Copy every line of the data that includes the string "this".

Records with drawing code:
● ● ● ● ● ● ●

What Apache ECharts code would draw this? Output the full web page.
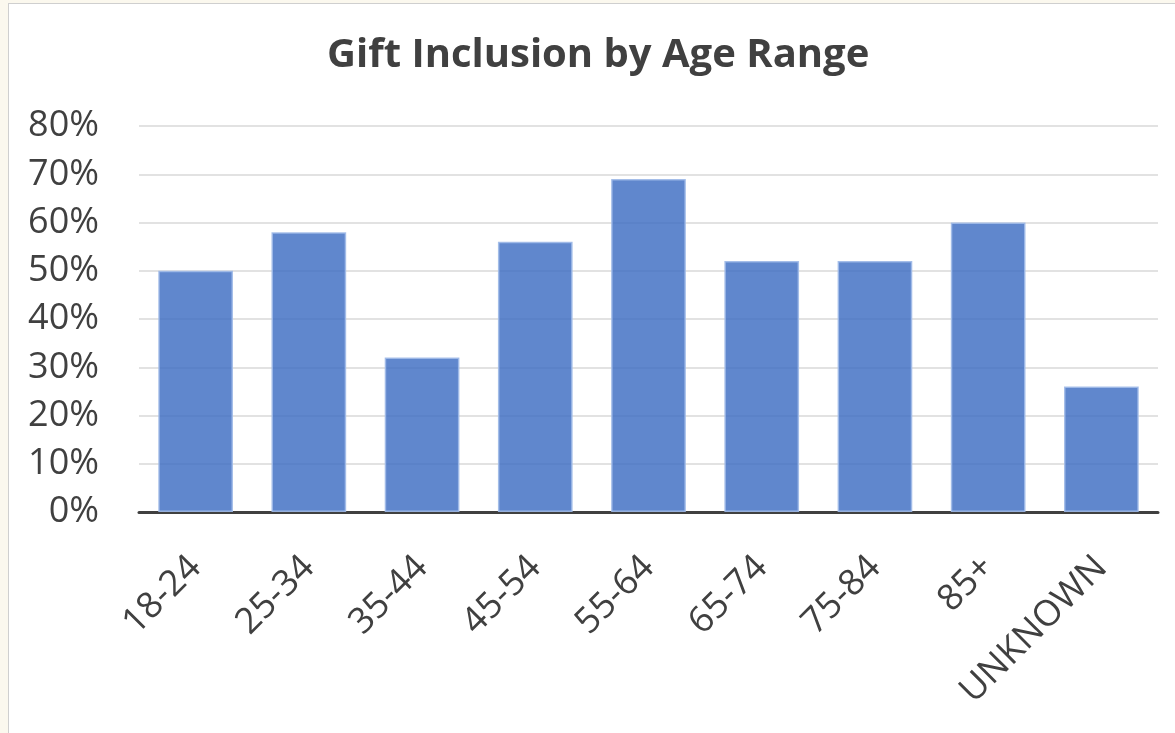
<!DOCTYPE html>
<html>
<head>
<meta charset="utf-8">
<script src="https://cdn.jsdelivr.net/npm/echarts@6/dist/echarts.min.js"></script>
<style>
  html, body { margin: 0; padding: 0; background: #fbf8ee; }
  #frame { position: absolute; left: 8px; top: 3px; width: 1175px; height: 740px; background: #fff; border-top: 1px solid #cfcfcf; border-left: 1px solid #cfcfcf; }
  #chart { position: absolute; left: -9px; top: -4px; width: 1175px; height: 733px; }
</style>
</head>
<body>
<div id="frame"><div id="chart"></div></div>
<script>
// Share of gifts by donor age range (percent)
const ageRanges = ['18-24', '25-34', '35-44', '45-54', '55-64', '65-74', '75-84', '85+', 'UNKNOWN'];
const inclusionPct = [50, 58, 32, 56, 69, 52, 52, 60, 26];
const yTicks = [0, 10, 20, 30, 40, 50, 60, 70, 80];

const chart = echarts.init(document.getElementById('chart'), null, { renderer: 'canvas' });
const font = '"Open Sans", "Liberation Sans", sans-serif';

chart.setOption({
  backgroundColor: 'transparent',
  animation: false,
  title: {
    text: 'Gift Inclusion by Age Range',
    left: 322,
    top: 31,
    textStyle: { fontFamily: font, fontWeight: 'bold', fontSize: 40, color: '#404040' }
  },
  grid: { left: 139, right: 17, top: 126, bottom: 221, containLabel: false },
  xAxis: {
    type: 'category',
    data: ageRanges,
    axisLine: { lineStyle: { color: '#404040', width: 3 } },
    axisTick: { show: false },
    axisLabel: { rotate: 45, margin: 50, fontFamily: font, fontSize: 36, color: '#404040', interval: 0 }
  },
  yAxis: {
    type: 'value',
    min: yTicks[0],
    max: yTicks[yTicks.length - 1],
    interval: 10,
    axisLine: { show: false },
    axisTick: { show: false },
    splitLine: { lineStyle: { color: '#d9d9d9', width: 1.5 } },
    axisLabel: { formatter: v => v + '%', margin: 40, fontFamily: font, fontSize: 36, color: '#404040' }
  },
  series: [{
    type: 'bar',
    data: inclusionPct,
    barCategoryGap: '34%',
    z: 1,
    itemStyle: { color: 'rgba(68, 114, 196, 0.85)', borderColor: 'rgba(160, 186, 232, 0.9)', borderWidth: 1.5 }
  }]
});
</script>
</body>
</html>
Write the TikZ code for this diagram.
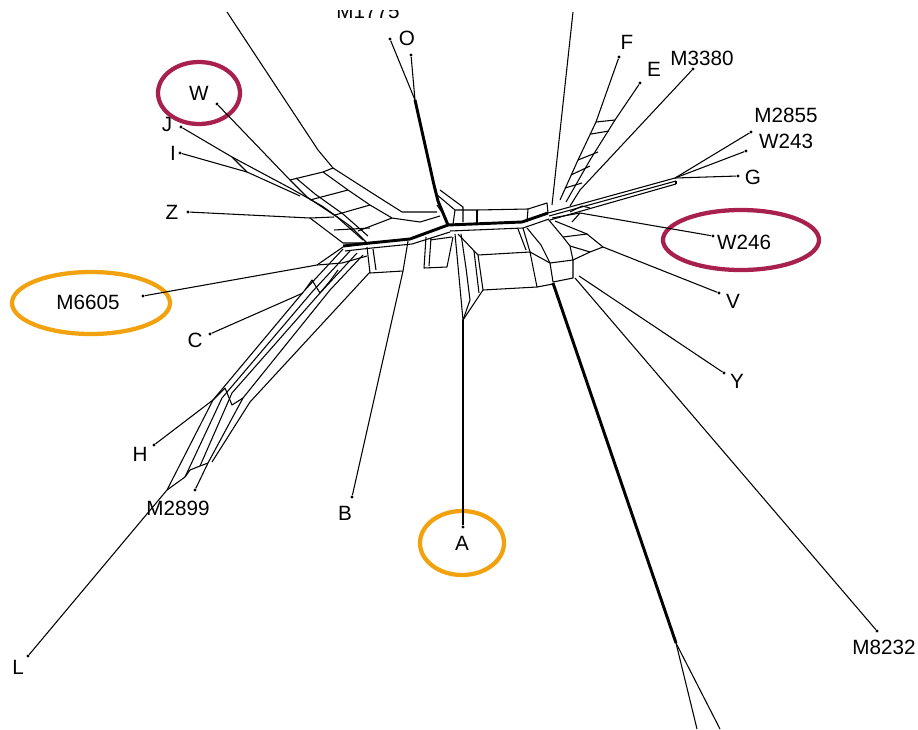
\documentclass[tikz,border=0pt]{standalone}
\usepackage{fontspec}
\setmainfont{Liberation Sans}
\definecolor{ringred}{HTML}{A8204E}
\definecolor{ringorange}{HTML}{F2A20F}
\begin{document}
\begin{tikzpicture}[x=0.75pt,y=-0.75pt,
  edge/.style={line width=0.8pt, line join=round},
  heavy/.style={line width=2.2pt, line join=round},
  taxon/.style={font=\fontsize{15.5}{18}\selectfont, inner sep=0pt},
  tipdot/.style={circle, fill, inner sep=0pt, minimum size=2.4pt},
  ring/.style={line width=3.2pt}]
\useasboundingbox (0,0) rectangle (918,729);
\clip (0,10) rectangle (918,729);

% ---- taxon labels ----
\node[taxon] (lM1775) at (368,11) {M1775};
\node[taxon] (lO) at (407,38) {O};
\node[taxon] (lF) at (627,42) {F};
\node[taxon] (lE) at (654,69) {E};
\node[taxon] (lM3380) at (702,58) {M3380};
\node[taxon] (lM2855) at (786,115) {M2855};
\node[taxon] (lW243) at (786,141) {W243};
\node[taxon] (lG) at (753,177) {G};
\node[taxon] (lW246) at (744,242) {W246};
\node[taxon] (lV) at (733,301) {V};
\node[taxon] (lY) at (737,381) {Y};
\node[taxon] (lM8232) at (884,647) {M8232};
\node[taxon] (lA) at (462,543) {A};
\node[taxon] (lB) at (345,513) {B};
\node[taxon] (lM2899) at (178,508) {M2899};
\node[taxon] (lL) at (18,667) {L};
\node[taxon] (lH) at (140,454) {H};
\node[taxon] (lC) at (195,340) {C};
\node[taxon] (lM6605) at (88,302) {M6605};
\node[taxon] (lZ) at (172,212) {Z};
\node[taxon] (lI) at (173,153) {I};
\node[taxon] (lJ) at (167,124) {J};
\node[taxon] (lW) at (199,93) {W};

% ---- highlight rings ----
\draw[ring, ringred] (lW) ellipse [x radius=41, y radius=31];
\draw[ring, ringred] (741,240) ellipse [x radius=78, y radius=30];
\draw[ring, ringorange] (91,303) ellipse [x radius=79, y radius=31];
\draw[ring, ringorange] (lA) ellipse [x radius=42, y radius=32];

% ---- tip points ----
\node[tipdot] (tM1775) at (390,39) {};
\node[tipdot] (tO) at (411,55) {};
\node[tipdot] (tF) at (619,57) {};
\node[tipdot] (tE) at (640,83) {};
\node[tipdot] (tM3380) at (693,69) {};
\node[tipdot] (tM2855) at (751,132) {};
\node[tipdot] (tW243) at (746,151) {};
\node[tipdot] (tG) at (738,176) {};
\node[tipdot] (tW246) at (713,236) {};
\node[tipdot] (tV) at (719,293) {};
\node[tipdot] (tY) at (724,373) {};
\node[tipdot] (tM8232) at (877,631) {};
\node[tipdot] (tA) at (463,527) {};
\node[tipdot] (tB) at (352,497) {};
\node[tipdot] (tM2899) at (195,490) {};
\node[tipdot] (tL) at (28,656) {};
\node[tipdot] (tH) at (154,445) {};
\node[tipdot] (tC) at (210,334) {};
\node[tipdot] (tM6605) at (143,296) {};
\node[tipdot] (tZ) at (188,212) {};
\node[tipdot] (tI) at (180,153) {};
\node[tipdot] (tJ) at (181,127) {};
\node[tipdot] (tW) at (217,104) {};

% ---- main junctions ----
\coordinate (jO) at (415,100);
\coordinate (jG) at (675,178);
\coordinate (jS) at (676,643);
\coordinate (jA) at (463,320);
\coordinate (cL) at (448,225);
\coordinate (cM) at (522,222);
\coordinate (cR) at (548,213);

% ---- central core ----
\draw[heavy] (cL) -- (cM) -- (cR);
\draw[edge] (450,231) -- (523,228) -- (549,219);
\draw[edge] (tM1775) -- (jO);
\draw[edge] (tO) -- (jO);
\draw[heavy] (jO) -- (434,185) -- (438,201) -- (cL);
\draw[edge] (436,194) -- (455,210) -- (477,210) -- (528,209) -- (547,203) -- (cR);
\draw[edge] (440,190) -- (463,207) -- (463,222);
\draw[edge] (455,210) -- (453,224);
\draw[edge] (477,210) -- (477,223);
\draw[edge] (528,209) -- (527,222);
\draw[edge] (437,205) -- (446,218);

% ---- core towards the left ----
\draw[heavy] (cL) -- (410,239) -- (370,243) -- (343,246);
\draw[edge] (450,232) -- (412,244) -- (372,248) -- (345,251);
\draw[edge] (452,237) -- (430,240);

% boxes below the left core
\draw[edge] (367,247) -- (370,273) -- (403,271) -- (408,241);
\draw[edge] (373,249) -- (376,270);
\draw[edge] (426,237) -- (424,268) -- (447,267) -- (453,237);
\draw[edge] (431,238) -- (429,266);
\draw[edge] (tB) -- (403,271);

% big central box
\draw[edge] (455,234) -- (458,266) -- (jA);
\draw[edge] (461,234) -- (466,268) -- (470,300) -- (jA);
\draw[edge] (478,255) -- (530,252) -- (537,287) -- (483,290) -- cycle;
\draw[edge] (474,251) -- (479,293);
\draw[edge] (458,234) -- (478,255);
\draw[edge] (523,228) -- (530,252);
\draw[edge] (518,229) -- (526,250);
\draw[edge] (jA) -- (483,290);
\draw[edge] (tA) -- (jA);

% ---- right-hand lower fan ----
\draw[edge] (530,252) -- (550,263) -- (573,260) -- (590,252) -- (603,247);
\draw[edge] (550,263) -- (553,282) -- (573,278) -- (573,260);
\draw[edge] (537,287) -- (553,284);
\draw[edge] (527,228) -- (541,245) -- (550,263);
\draw[heavy] (553,283) -- (jS);
\draw[edge] (jS) -- (697,729);
\draw[edge] (jS) -- (720,729);
\draw[edge] (548,219) -- (563,237) -- (570,246) -- (573,260);
\draw[edge] (563,237) -- (587,234) -- (603,247);
\draw[edge] (570,246) -- (590,252);
\draw[edge] (555,221) -- (587,234);
\draw[edge] (tV) -- (603,247);
\draw[edge] (tY) -- (579,276);
\draw[edge] (tM8232) -- (575,278);
\draw[edge] (tW246) -- (580,213) -- (552,218);
\draw[edge] (580,213) -- (572,222);

% ---- bundle towards G ----
\draw[edge] (cR) -- (jG);
\draw[edge] (549,216) -- (676,181);
\draw[edge] (550,220) -- (676,184);
\draw[edge] (676,181) -- (676,184);
\draw[edge] (jG) -- (tG);
\draw[edge] (jG) -- (tW243);
\draw[edge] (jG) -- (tM2855);
\draw[edge] (570,212) -- (582,206) -- (590,208);

% ---- right-hand upper fan ----
\draw[edge] (573,12) -- (552,205);
\draw[edge] (tF) -- (596,122) -- (578,160) -- (560,200);
\draw[edge] (tE) -- (615,120) -- (590,160) -- (566,202);
\draw[edge] (tM3380) -- (580,190) -- (570,206);
\draw[edge] (596,122) -- (615,120);
\draw[edge] (591,134) -- (609,131);
\draw[edge] (578,160) -- (598,152);
\draw[edge] (571,175) -- (590,166);
\draw[edge] (565,188) -- (582,183);

% ---- left-hand upper fan ----
\draw[edge] (227,12) -- (318,150) -- (333,168) -- (372,193) -- (402,212) -- (437,212);
\draw[edge] (323,172) -- (348,190) -- (370,205) -- (392,218) -- (420,222) -- (440,216);
\draw[edge] (tW) -- (290,180) -- (307,197) -- (337,217) -- (363,240);
\draw[edge] (296,178) -- (315,194) -- (343,214) -- (368,236);
\draw[edge] (tJ) -- (232,157) -- (290,188) -- (322,206) -- (350,226) -- (367,243);
\draw[edge] (tI) -- (247,172) -- (300,196);
\draw[edge] (232,157) -- (247,172);
\draw[edge] (290,180) -- (323,172);
\draw[edge] (310,200) -- (348,190);
\draw[edge] (335,215) -- (370,205);
\draw[edge] (358,231) -- (392,218);
\draw[edge] (333,168) -- (323,172);
\draw[edge] (tZ) -- (310,218) -- (343,243) -- (370,243);
\draw[edge] (310,218) -- (334,217);
\draw[edge] (334,230) -- (370,228);

% ---- left-hand lower fan ----
\draw[edge] (tM6605) -- (317,265) -- (343,247);
\draw[edge] (317,265) -- (342,263) -- (367,256);
\draw[edge] (343,249) -- (305,290) -- (213,400) -- (167,490) -- (tL);
\draw[edge] (350,251) -- (312,292) -- (222,398) -- (185,477);
\draw[edge] (357,253) -- (320,293) -- (232,393) -- (200,466);
\draw[edge] (363,255) -- (330,290) -- (243,398) -- (208,463) -- (tM2899);
\draw[edge] (370,272) -- (250,402) -- (212,462);
\draw[edge] (305,290) -- (312,280) -- (320,293) -- (330,281) -- (338,270);
\draw[edge] (213,400) -- (225,388) -- (232,405) -- (243,398);
\draw[edge] (167,490) -- (185,477) -- (190,470) -- (200,466) -- (208,463);
\draw[edge] (tH) -- (213,400);
\draw[edge] (tC) -- (303,293);
\end{tikzpicture}
\end{document}
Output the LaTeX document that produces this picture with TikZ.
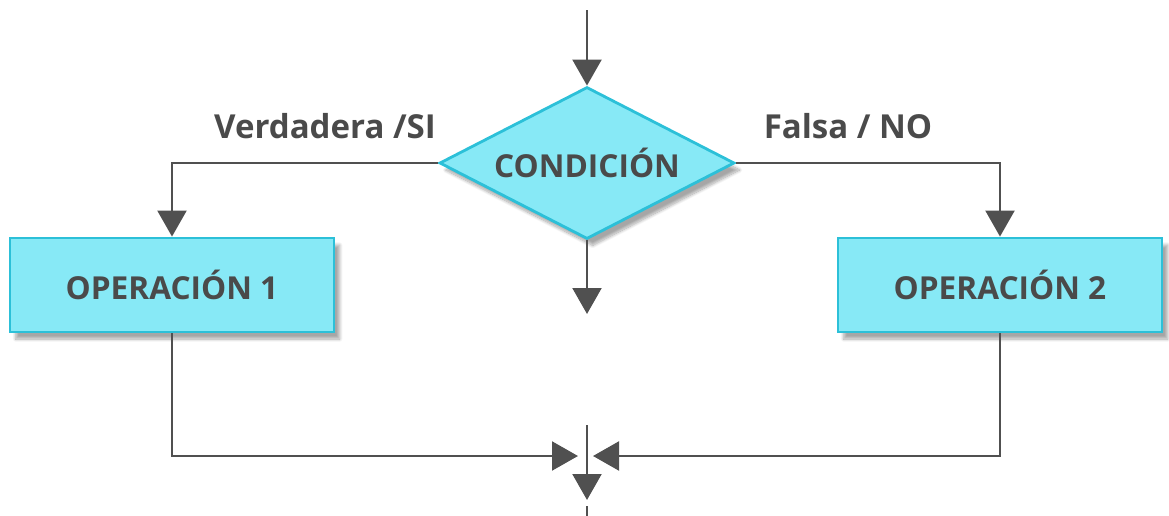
\documentclass[tikz,border=0pt]{standalone}
\usepackage{fontspec}
\setmainfont{Open Sans}
\usepackage{tikz}
\usetikzlibrary{arrows.meta, positioning, shapes.geometric, shadows.blur}
\definecolor{flowfill}{HTML}{87E9F6}
\definecolor{flowedge}{HTML}{2CC0D8}
\definecolor{flowline}{HTML}{505050}
\definecolor{flowtext}{HTML}{4A4A4A}

\begin{document}
\begin{tikzpicture}[
    opbox/.style={draw=flowedge, fill=flowfill, line width=2pt, minimum width=8.1cm, minimum height=2.35cm,
        font=\fontsize{22.5}{26}\selectfont\bfseries, text=flowtext,
        blur shadow={shadow xshift=4pt, shadow yshift=-5pt, shadow blur steps=10, shadow opacity=35}},
    flowarrow/.style={-{Triangle[length=0.65cm, width=0.72cm]}, line width=2pt, flowline},
    branchlabel/.style={font=\fontsize{23.5}{27}\selectfont\bfseries, text=flowtext}
  ]
    \useasboundingbox (0,0) rectangle (29.225,-12.9);

    \node[diamond, draw=flowedge, fill=flowfill, line width=2pt, inner sep=0pt, minimum width=7.375cm, minimum height=3.8cm, aspect=1.94,
        font=\fontsize{22.5}{26}\selectfont\bfseries, text=flowtext,
        blur shadow={shadow xshift=4pt, shadow yshift=-5pt, shadow blur steps=10, shadow opacity=35}] (cond) at (14.675,-4.075) {CONDICIÓN};
    \node[opbox] (op1) at (4.3,-7.125) {OPERACIÓN 1};
    \node[opbox] (op2) at (25.0,-7.125) {OPERACIÓN 2};

    \node[branchlabel] (truelbl) at (8.125,-3.15) {Verdadera /SI};
    \node[branchlabel] (falselbl) at (21.2,-3.15) {Falsa / NO};

    \coordinate (entry) at (14.675,-0.25);
    \coordinate (below) at (14.675,-7.85);
    \coordinate (joinl) at (14.45,-11.4);
    \coordinate (joinr) at (14.825,-11.4);
    \coordinate (jointop) at (14.675,-10.625);
    \coordinate (joinout) at (14.675,-12.5);
    \coordinate (nextin) at (14.675,-12.65);
    \coordinate (nextend) at (14.675,-12.9);

    \draw[flowarrow] (entry) -- (cond.north);
    \draw[flowarrow] (cond.south) -- (below);
    \draw[flowarrow] (cond.west) -| (op1.north);
    \draw[flowarrow] (cond.east) -| (op2.north);
    \draw[flowarrow] (op1.south) |- (joinl);
    \draw[flowarrow] (op2.south) |- (joinr);
    \draw[flowarrow] (jointop) -- (joinout);
    \draw[line width=2pt, flowline] (nextin) -- (nextend);
\end{tikzpicture}
\end{document}
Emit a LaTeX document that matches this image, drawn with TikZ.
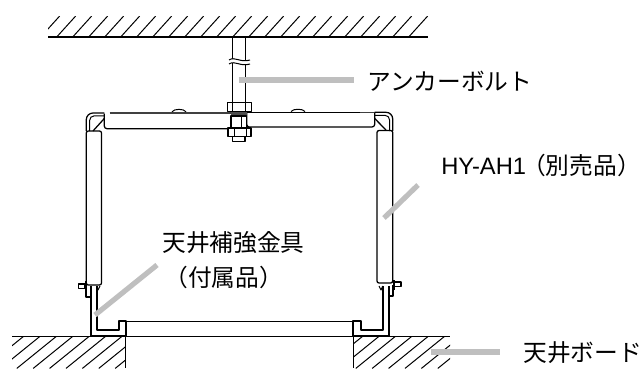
\documentclass[tikz,border=0pt]{standalone}
\usepackage{fontspec}
\setmainfont{Liberation Sans}
\newfontfamily\cjk{Noto Sans CJK JP}
\tikzset{
  px/.style={x=0.75pt,y=-0.75pt},
  thin line/.style={line width=0.75pt,black},
  mid line/.style={line width=0.95pt,black},
  thick line/.style={line width=1.5pt,black},
  hatch/.style={line width=0.75pt,black},
  leader/.style={line width=3.9pt,draw=black!25},
  lab/.style={inner sep=0pt,anchor=west,font=\fontsize{17.8pt}{20pt}\selectfont},
}
\begin{document}
\begin{tikzpicture}[px,line join=round]
\useasboundingbox (0,0) rectangle (641,368);
% ceiling hatching
\begin{scope}
\clip (48,16) rectangle (432,37);
\foreach \k in {0,...,23} \draw[hatch] ({40.7+16*\k},37) -- ({59.7+16*\k},16);
\end{scope}
\draw[mid line] (48,37) -- (428,37);
% floor hatching
\begin{scope}
\clip (12,336) rectangle (125.7,368);
\foreach \k in {-1,...,8} \draw[hatch] ({24+16.4*\k},336) -- ({24+16.4*\k-40},368.4);
\end{scope}
\begin{scope}
\clip (353.3,336) rectangle (450,368);
\foreach \k in {0,...,8} \draw[hatch] ({363+16.4*\k},336) -- ({363+16.4*\k-40},368.4);
\end{scope}
\draw[thin line] (12,336) -- (450,336);
\draw[thin line] (125.7,336) -- (125.7,368) (353.3,336) -- (353.3,368);
\draw[thin line] (125.7,321.3) -- (353.3,321.3);
% rod
\draw[mid line] (232.7,37) -- (232.7,103) (245.3,37) -- (245.3,103);
\fill[white] (229,60) .. controls (235,56) and (240,63) .. (250,60) -- (250,64) .. controls (240,67) and (235,60) .. (229,64) -- cycle;
\draw[thin line] (229,60) .. controls (235,56) and (240,63) .. (250,60);
\draw[thin line] (229,64) .. controls (235,60) and (240,67) .. (250,64);
% left plate and tube
\draw[line width=1.5pt,black!75] (109.5,113) -- (232,113);
\draw[mid line,rounded corners=2pt] (104.3,113.5) -- (104.3,128.7) -- (231,128.7);
\draw[thin line] (172,111.8) .. controls (174,108.5) and (184,108.5) .. (186,111.8);
% right tube
\draw[mid line] (246,112.3) -- (386,112.3);
\draw[line width=1.3pt,black!75] (360,112.6) -- (375,112.6);
\draw[mid line,rounded corners=2pt] (246.7,112.3) -- (246.7,127) -- (374.7,127) -- (374.7,113);
\draw[thin line] (291,111.5) .. controls (293,108.5) and (303,108.5) .. (305,111.5);
% nuts
\draw[mid line,fill=white] (227.3,102.3) rectangle (251.3,111.7);
\draw[thin line] (232.7,102.3) -- (232.7,111.7) (245.3,102.3) -- (245.3,111.7);
\fill[black!70] (231,111.7) rectangle (246.7,116);
\draw[mid line] (231,116) rectangle (246.7,128);
\draw[thin line] (241.7,116) -- (241.7,128);
\draw[mid line,fill=white] (228,128) rectangle (251,136.7);
\draw[thin line] (234.3,128) -- (234.3,136.7) (246.7,128) -- (246.7,136.7);
\draw[mid line,fill=white] (232.7,136.7) rectangle (245,141.7);
% left corner
\draw[mid line,rounded corners=5pt] (86.3,131) -- (86.3,113) -- (104.3,113);
\draw[thin line,rounded corners=3.5pt] (89.6,131) -- (89.6,115.8) -- (104.3,115.8);
\draw[mid line] (93,131) -- (104.3,118.5);
% right corner
\draw[mid line,rounded corners=5pt] (374.7,112.3) -- (392.7,112.3) -- (392.7,131);
\draw[thin line,rounded corners=3.5pt] (374.7,115.3) -- (389.6,115.3) -- (389.6,131);
\draw[mid line] (374.5,118.3) -- (386,130);
% vertical tubes
\draw[mid line,rounded corners=1.5pt] (86.3,131) rectangle (101.5,285);
\draw[mid line,rounded corners=1.5pt] (377,130.5) rectangle (392.7,283);
% left bracket
\draw[thick line] (96.7,286) -- (96.7,330) -- (119.3,330) -- (119.3,321.3) -- (125.7,321.3) -- (125.7,336) -- (90.7,336) -- (90.7,286);
\draw[mid line] (86,285) -- (86,297) -- (90.7,297);
\draw[thick line] (85.5,281) -- (85.5,291);
\draw[mid line,fill=white] (78.5,284) rectangle (85,288.5);
\draw[thin line] (96.7,286) -- (98,290) -- (100,286);
% right bracket
\draw[thick line] (382.7,286) -- (382.7,330) -- (360.7,330) -- (360.7,321.3) -- (353.3,321.3) -- (353.3,336) -- (388.7,336) -- (388.7,286);
\draw[mid line] (393,285) -- (393,296) -- (388.7,296);
\draw[thick line] (393.5,280) -- (393.5,290);
\draw[mid line,fill=white] (394,282) rectangle (401,286.5);
\draw[thin line] (382.7,286) -- (381,290) -- (379,286);
% labels
\node[lab] (anchor) at (367,81.5) {\cjk アンカーボルト};
\node[lab] (hy) at (441,165) {HY-AH1{\cjk\kern-3pt （別売品）\kern-9pt}};
\node[lab] (brk) at (162,243) {\cjk 天井補強金具};
\node[lab] (brk2) at (164,277) {\cjk （付属品）};
\node[lab] (board) at (523,352.5) {\cjk 天井ボード};
% leaders
\coordinate (a1) at (238.7,80);
\coordinate (a2) at (353.5,80);
\coordinate (h1) at (384,218);
\coordinate (h2) at (418,185);
\coordinate (b1) at (95,315);
\coordinate (b2) at (157,265);
\coordinate (c1) at (431,352);
\coordinate (c2) at (500,352);
\draw[leader] (a1) -- (a2);
\draw[leader] (h1) -- (h2);
\draw[leader] (b1) -- (b2);
\draw[leader] (c1) -- (c2);
\end{tikzpicture}
\end{document}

● ● ● ● ● ● ●

_Solved problem_:
What Apache ECharts code would draw this? Output the full web page.
Write the TikZ code for this diagram.
Output the LaTeX document that produces this picture with TikZ.
Emit a LaTeX document that matches this image, drawn with TikZ.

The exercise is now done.